→ **Task requirements**:
Repeat the lines exactly from the line that contains "Output the web" through the line that contains "const statValues = ['18,080', '83,380', '288,300', '4.61']"; leave images out and add nothing.
··········
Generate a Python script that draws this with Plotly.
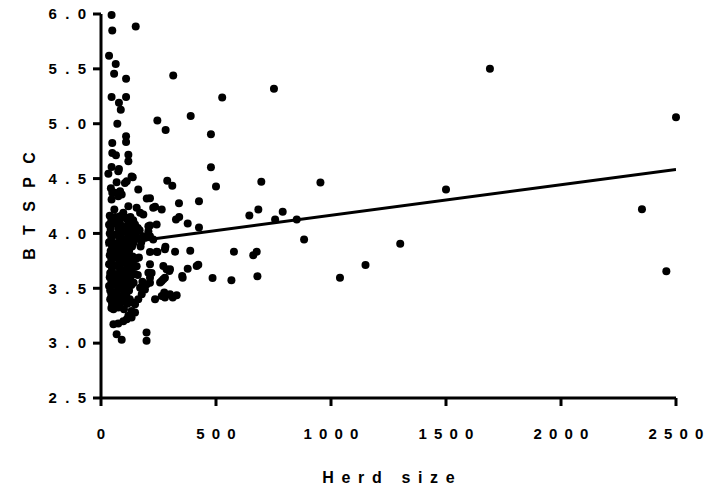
import plotly.graph_objects as go

# ---- data ----
# scattered herds (Herd size, BTSPC)
herd_size_sparse = [1691, 2500, 2352, 2458, 1500, 1301, 1150, 1039, 954, 883, 851, 790, 757, 752,
                    697, 684, 645, 680, 677, 662, 578, 567, 527, 500, 485, 478, 478, 426, 426, 423,
                    416, 390, 388, 377, 377, 355, 339, 340, 326, 322, 329, 312, 314, 310, 288, 297,
                    281, 280, 275, 271, 271, 264, 257, 245, 245, 235, 235, 151, 46, 49, 35, 64, 57,
                    109, 46, 109, 78, 86, 71, 109, 109, 49, 49, 65, 119, 119, 46, 78, 32, 138, 112,
                    68, 43, 49, 83, 75, 162, 199, 58, 83, 155, 170, 119, 133, 148, 242, 213, 206,
                    191, 227, 242, 278, 285, 264, 278, 353, 278, 199, 191, 177, 162, 148, 198, 198,
                    68, 90, 54, 75, 97, 112, 54, 75, 119, 133, 148, 75, 133, 104, 61, 90, 46, 227,
                    97, 119, 184, 206, 184, 300, 206, 213, 170, 264, 300, 140, 133,
                    160, 165, 172, 155, 180, 168, 175, 213, 213, 213, 213, 220, 213]
btspc_sparse = [5.50, 5.06, 4.22, 3.655, 4.40, 3.905, 3.712, 3.597, 4.464, 3.944, 4.127, 4.197, 4.127, 5.318,
                4.47, 4.218, 4.164, 3.609, 3.834, 3.80, 3.834, 3.573, 5.24, 4.427, 3.594, 4.903, 4.603, 4.294, 4.055, 3.715,
                3.703, 5.07, 3.843, 4.09, 3.679, 3.597, 4.276, 4.15, 4.127, 3.834, 3.436, 3.415, 5.44, 4.435, 4.48, 3.657,
                4.943, 3.879, 3.461, 3.703, 3.582, 4.218, 3.552, 5.03, 3.83, 4.243, 3.40, 5.885, 5.99, 5.85, 5.62, 5.545, 5.455,
                5.41, 5.243, 5.243, 5.19, 5.127, 5.00, 4.885, 4.834, 4.825, 4.734, 4.712, 4.718, 4.657, 4.606, 4.588, 4.543, 4.512, 4.475,
                4.466, 4.412, 4.37, 4.385, 4.34, 4.40, 4.318, 4.218, 4.157, 4.234, 4.188, 4.143, 4.097, 4.082, 4.082, 4.073, 4.066,
                3.96, 3.945, 3.834, 3.855, 3.673, 3.566, 3.597, 3.612, 3.415, 3.536, 3.49, 3.445, 3.40, 3.355, 3.097, 3.021,
                3.082, 3.03, 3.173, 3.18, 3.20, 3.218, 3.309, 3.325, 3.25, 3.234, 3.28, 4.566, 4.52, 4.46, 4.37, 4.355, 4.309, 4.234,
                4.188, 4.248, 4.173, 4.02, 3.975, 3.673, 3.642, 3.597, 3.506, 3.43, 3.445, 3.37, 3.294,
                3.62, 3.78, 3.88, 3.70, 3.56, 4.03, 3.92, 4.32, 3.975, 3.83, 3.72, 3.64, 3.55]

# dense core of small herds
herd_size_core = [38, 62, 95, 128, 45, 80, 112, 140, 35, 58, 90, 120, 42, 75, 105, 132, 160,
                  38, 65, 92, 118, 145, 45, 78, 100, 128, 155, 35, 62, 88, 115, 140, 48, 82, 108, 135,
                  42, 68, 95, 122, 38, 58, 85, 110, 138, 45, 75, 100, 128, 152, 35, 62, 90, 115, 142,
                  48, 80, 105, 132, 40, 66, 92, 120, 148, 38, 50, 78, 102, 130, 45, 62, 88, 115, 142,
                  35, 55, 80, 105, 132, 40, 68, 95, 122, 45, 55, 82, 110, 40, 70, 98, 125, 48, 60, 88, 115,
                  45, 75, 100]
btspc_core = [4.16, 4.15, 4.17, 4.15, 4.12, 4.11, 4.13, 4.12, 4.08, 4.09, 4.07, 4.08, 4.04, 4.05, 4.03, 4.04, 4.05,
              4.00, 3.99, 4.01, 4.00, 3.99, 3.96, 3.97, 3.95, 3.96, 3.97, 3.92, 3.91, 3.93, 3.92, 3.91, 3.88, 3.87, 3.89, 3.88,
              3.84, 3.85, 3.83, 3.84, 3.80, 3.79, 3.81, 3.80, 3.79, 3.76, 3.77, 3.75, 3.76, 3.77, 3.72, 3.71, 3.73, 3.72, 3.71,
              3.68, 3.69, 3.67, 3.68, 3.64, 3.63, 3.65, 3.64, 3.63, 3.60, 3.61, 3.59, 3.60, 3.61, 3.56, 3.55, 3.57, 3.56, 3.55,
              3.52, 3.53, 3.51, 3.52, 3.53, 3.48, 3.47, 3.49, 3.48, 3.44, 3.45, 3.43, 3.44, 3.40, 3.41, 3.39, 3.40, 3.36, 3.35, 3.37, 3.36,
              3.32, 3.33, 3.31]

# fitted regression line
fit_x = [20, 2500]
fit_y = [3.893, 4.582]

x_ticks = [0, 500, 1000, 1500, 2000, 2500]
y_ticks = [2.5, 3.0, 3.5, 4.0, 4.5, 5.0, 5.5, 6.0]
x_range = [0, 2500]
y_range = [2.5, 6.0]


def spaced(s, sep="\u00a0\u00a0"):
    return sep.join(list(s))


W, H = 708, 494
M = dict(l=101, r=32, t=14, b=96)
plot_w = W - M["l"] - M["r"]
plot_h = H - M["t"] - M["b"]
TICK = 8  # px
FONT = dict(family="Liberation Sans, Arial, sans-serif", size=15, color="black", weight="bold")
AX = dict(color="black", width=3)

fig = go.Figure()
fig.add_trace(go.Scatter(x=fit_x, y=fit_y, mode="lines",
                         line=dict(color="black", width=3), cliponaxis=False, hoverinfo="skip"))
fig.add_trace(go.Scatter(x=herd_size_sparse + herd_size_core, y=btspc_sparse + btspc_core,
                         mode="markers", marker=dict(color="black", size=8, line=dict(width=0)),
                         cliponaxis=False))

# axis lines and ticks drawn as unclipped paper-referenced shapes
tx = TICK / plot_w
ty = TICK / plot_h
shapes = [
    dict(type="line", xref="paper", yref="paper", x0=0, x1=1, y0=0, y1=0, line=AX),
    dict(type="line", xref="paper", yref="paper", x0=0, x1=0, y0=0, y1=1, line=AX),
]
for v in x_ticks:
    fx = (v - x_range[0]) / (x_range[1] - x_range[0])
    shapes.append(dict(type="line", xref="paper", yref="paper", x0=fx, x1=fx, y0=-ty, y1=0, line=AX))
for v in y_ticks:
    fy = (v - y_range[0]) / (y_range[1] - y_range[0])
    shapes.append(dict(type="line", xref="paper", yref="paper", x0=-tx, x1=0, y0=fy, y1=fy, line=AX))

fig.update_layout(
    width=W, height=H,
    margin=M,
    paper_bgcolor="white", plot_bgcolor="white",
    showlegend=False,
    font=FONT,
    shapes=shapes,
)
fig.update_xaxes(range=x_range, tickvals=x_ticks, ticktext=[spaced(str(v), "\u00a0\u2009") for v in x_ticks],
                 showline=False, ticks="outside", ticklen=TICK, tickwidth=3,
                 tickcolor="rgba(0,0,0,0)", showgrid=False, zeroline=False,
                 tickfont=FONT, automargin=False, ticklabelstandoff=14, ticklabeloverflow="allow",
                 title=dict(text=spaced("Herd size", "\u00a0\u2009"), font=dict(FONT, size=16), standoff=30))
fig.update_yaxes(range=y_range, tickvals=y_ticks, ticktext=[spaced(f"{v:.1f}") for v in y_ticks],
                 showline=False, ticks="outside", ticklen=TICK, tickwidth=3,
                 tickcolor="rgba(0,0,0,0)", showgrid=False, zeroline=False,
                 tickfont=FONT, automargin=False, ticklabelstandoff=3, ticklabeloverflow="allow",
                 title=dict(text=spaced("BTSPC", "\u00a0\u00a0\u00a0"), font=dict(FONT, size=16), standoff=8))

fig.write_html("out.html", config={"displayModeBar": False},
               post_script="document.body.style.margin='0';")
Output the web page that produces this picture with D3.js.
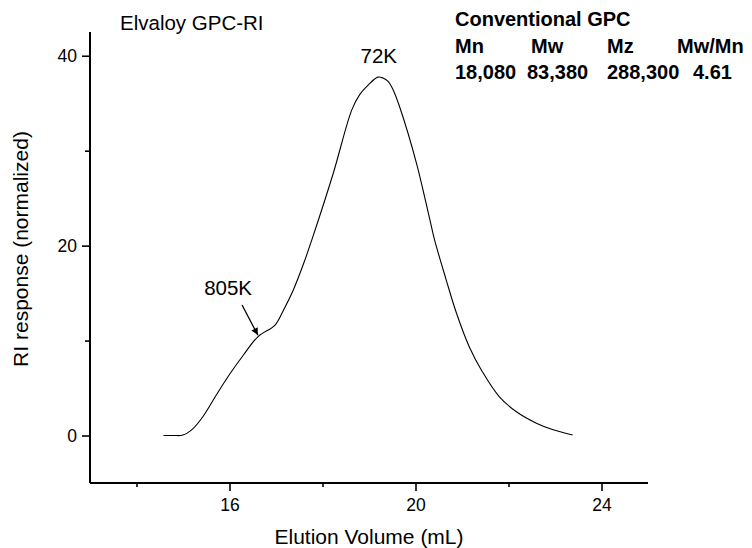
<!DOCTYPE html>
<html>
<head>
<meta charset="utf-8">
<script src="https://cdn.jsdelivr.net/npm/d3@7"></script>
<style>
  body { margin: 0; background: #fff; }
  svg { display: block; font-family: "Liberation Sans", Arial, sans-serif; }
</style>
</head>
<body>
<script>
// elution volume (mL) and normalized RI response
const volume = [14.58, 14.8, 15.0, 15.21, 15.43, 15.72, 16.01, 16.3, 16.61, 16.98, 17.16, 17.37, 17.59, 17.77,
                18.23, 18.63, 18.8, 18.98, 19.19, 19.3, 19.41, 19.52, 19.66, 20.02, 20.31, 20.41, 20.66, 20.88,
                21.16, 21.44, 21.8, 22.17, 22.6, 22.96, 23.38]
const response = [0, 0, 0.05, 0.7, 2.0, 4.3, 6.5, 8.48, 10.4, 11.64, 13.2, 15.3, 18.06, 20.6,
                  27.6, 34.3, 35.9, 36.9, 37.75, 37.65, 37.3, 36.4, 34.6, 28.7, 22.7, 20.6, 16.4, 12.9,
                  9.3, 6.7, 4.1, 2.5, 1.3, 0.6, 0.05]

const xMajor = [16, 20, 24]
const xMinor = [14, 18, 22]
const yMajor = [0, 20, 40]
const yMinor = [10, 30]

const statHeads = ['Mn', 'Mw', 'Mz', 'Mw/Mn']
const statValues = ['18,080', '83,380', '288,300', '4.61']

// peak labels: [x, y] in data units
const peakLabels = [
  { text: '72K', at: [19.21, 39.2] },
  { text: '805K', at: [15.97, 14.8] }
]
const arrowFrom = [16.27, 13.74]
const arrowTo = [16.61, 10.58]

document.addEventListener('DOMContentLoaded', () => {
  const width = 752
  const height = 548
  const left = 90, right = 648, top = 32, bottom = 483

  const xScale = d3.scaleLinear().domain([13, 25]).range([left, right])
  const yScale = d3.scaleLinear().domain([-5, 42.5]).range([bottom, top])

  const svg = d3.select('body').append('svg')
    .attr('width', width)
    .attr('height', height)

  svg.append('defs').append('marker')
    .attr('id', 'head')
    .attr('viewBox', '0 0 10 10')
    .attr('refX', 10)
    .attr('refY', 5)
    .attr('markerWidth', 10)
    .attr('markerHeight', 7)
    .attr('markerUnits', 'userSpaceOnUse')
    .attr('orient', 'auto')
    .append('path')
    .attr('d', 'M0,0 L10,5 L0,10 Z')
    .attr('fill', '#000')

  // x axis
  const xAxis = svg.append('g')
    .attr('transform', `translate(0, ${bottom})`)
    .call(d3.axisBottom(xScale).tickValues(xMajor).tickSize(8).tickPadding(8).tickFormat(d3.format('d')))
  xAxis.append('g')
    .call(d3.axisBottom(xScale).tickValues(xMinor).tickSize(4).tickFormat(''))
    .select('.domain').remove()

  // y axis
  const yAxis = svg.append('g')
    .attr('transform', `translate(${left}, 0)`)
    .call(d3.axisLeft(yScale).tickValues(yMajor).tickSize(8).tickPadding(5).tickFormat(d3.format('d')))
  yAxis.append('g')
    .call(d3.axisLeft(yScale).tickValues(yMinor).tickSize(5).tickFormat(''))
    .select('.domain').remove()

  // plain axis lines without the end caps
  xAxis.select('.domain').attr('d', `M${left},0H${right}`)
  yAxis.select('.domain').attr('d', `M0,${bottom}V${top}`)

  svg.selectAll('.domain').attr('stroke', '#000').attr('stroke-width', 2)
  svg.selectAll('.tick line').attr('stroke', '#000').attr('stroke-width', 1.6)
  svg.selectAll('.tick text')
    .attr('fill', '#000')
    .style('font-size', '17.5px')
    .style('font-family', '"Liberation Sans", Arial, sans-serif')

  // trace
  const line = d3.line()
    .x((d, i) => xScale(volume[i]))
    .y(d => yScale(d))
    .curve(d3.curveCatmullRom.alpha(0.5))

  svg.append('path')
    .datum(response)
    .attr('d', line)
    .attr('fill', 'none')
    .attr('stroke', '#000')
    .attr('stroke-width', 1.1)

  // annotations
  svg.selectAll('.peak')
    .data(peakLabels)
    .enter()
    .append('text')
    .attr('class', 'peak')
    .attr('x', d => xScale(d.at[0]))
    .attr('y', d => yScale(d.at[1]))
    .attr('text-anchor', 'middle')
    .style('font-size', '20.5px')
    .text(d => d.text)

  svg.append('line')
    .attr('x1', xScale(arrowFrom[0]))
    .attr('y1', yScale(arrowFrom[1]))
    .attr('x2', xScale(arrowTo[0]))
    .attr('y2', yScale(arrowTo[1]))
    .attr('stroke', '#000')
    .attr('stroke-width', 1.3)
    .attr('marker-end', 'url(#head)')

  // titles
  svg.append('text')
    .attr('x', 120)
    .attr('y', 30)
    .style('font-size', '20.5px')
    .text('Elvaloy GPC-RI')

  svg.append('text')
    .attr('x', (left + right) / 2)
    .attr('y', 544)
    .attr('text-anchor', 'middle')
    .style('font-size', '21px')
    .text('Elution Volume (mL)')

  svg.append('text')
    .attr('transform', 'translate(28, 249) rotate(-90)')
    .attr('text-anchor', 'middle')
    .style('font-size', '21px')
    .text('RI response (normalized)')

  // stats block
  const stats = svg.append('g')
    .style('font-size', '20px')
    .style('font-weight', 'bold')

  stats.append('text').attr('x', 455).attr('y', 26).text('Conventional GPC')

  const colX = [455, 531, 607, 677]
  const valX = [455, 527, 607, 693]

  stats.selectAll('.head')
    .data(statHeads)
    .enter()
    .append('text')
    .attr('x', (d, i) => colX[i])
    .attr('y', 53)
    .text(d => d)

  stats.selectAll('.val')
    .data(statValues)
    .enter()
    .append('text')
    .attr('x', (d, i) => valX[i])
    .attr('y', 79)
    .text(d => d)
})
</script>
</body>
</html>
··········
→ **Exercise solution**:
Output the web page that produces this picture with D3.js.
<!DOCTYPE html>
<html>
<head>
<meta charset="utf-8">
<script src="https://cdn.jsdelivr.net/npm/d3@7"></script>
<style>
  body { margin: 0; background: #fff; }
  svg { display: block; font-family: "Liberation Sans", Arial, sans-serif; }
</style>
</head>
<body>
<script>
// elution volume (mL) and normalized RI response
const volume = [14.58, 14.8, 15.0, 15.21, 15.43, 15.72, 16.01, 16.3, 16.61, 16.98, 17.16, 17.37, 17.59, 17.77,
                18.23, 18.63, 18.8, 18.98, 19.19, 19.3, 19.41, 19.52, 19.66, 20.02, 20.31, 20.41, 20.66, 20.88,
                21.16, 21.44, 21.8, 22.17, 22.6, 22.96, 23.38]
const response = [0, 0, 0.05, 0.7, 2.0, 4.3, 6.5, 8.48, 10.4, 11.64, 13.2, 15.3, 18.06, 20.6,
                  27.6, 34.3, 35.9, 36.9, 37.75, 37.65, 37.3, 36.4, 34.6, 28.7, 22.7, 20.6, 16.4, 12.9,
                  9.3, 6.7, 4.1, 2.5, 1.3, 0.6, 0.05]

const xMajor = [16, 20, 24]
const xMinor = [14, 18, 22]
const yMajor = [0, 20, 40]
const yMinor = [10, 30]

const statHeads = ['Mn', 'Mw', 'Mz', 'Mw/Mn']
const statValues = ['18,080', '83,380', '288,300', '4.61']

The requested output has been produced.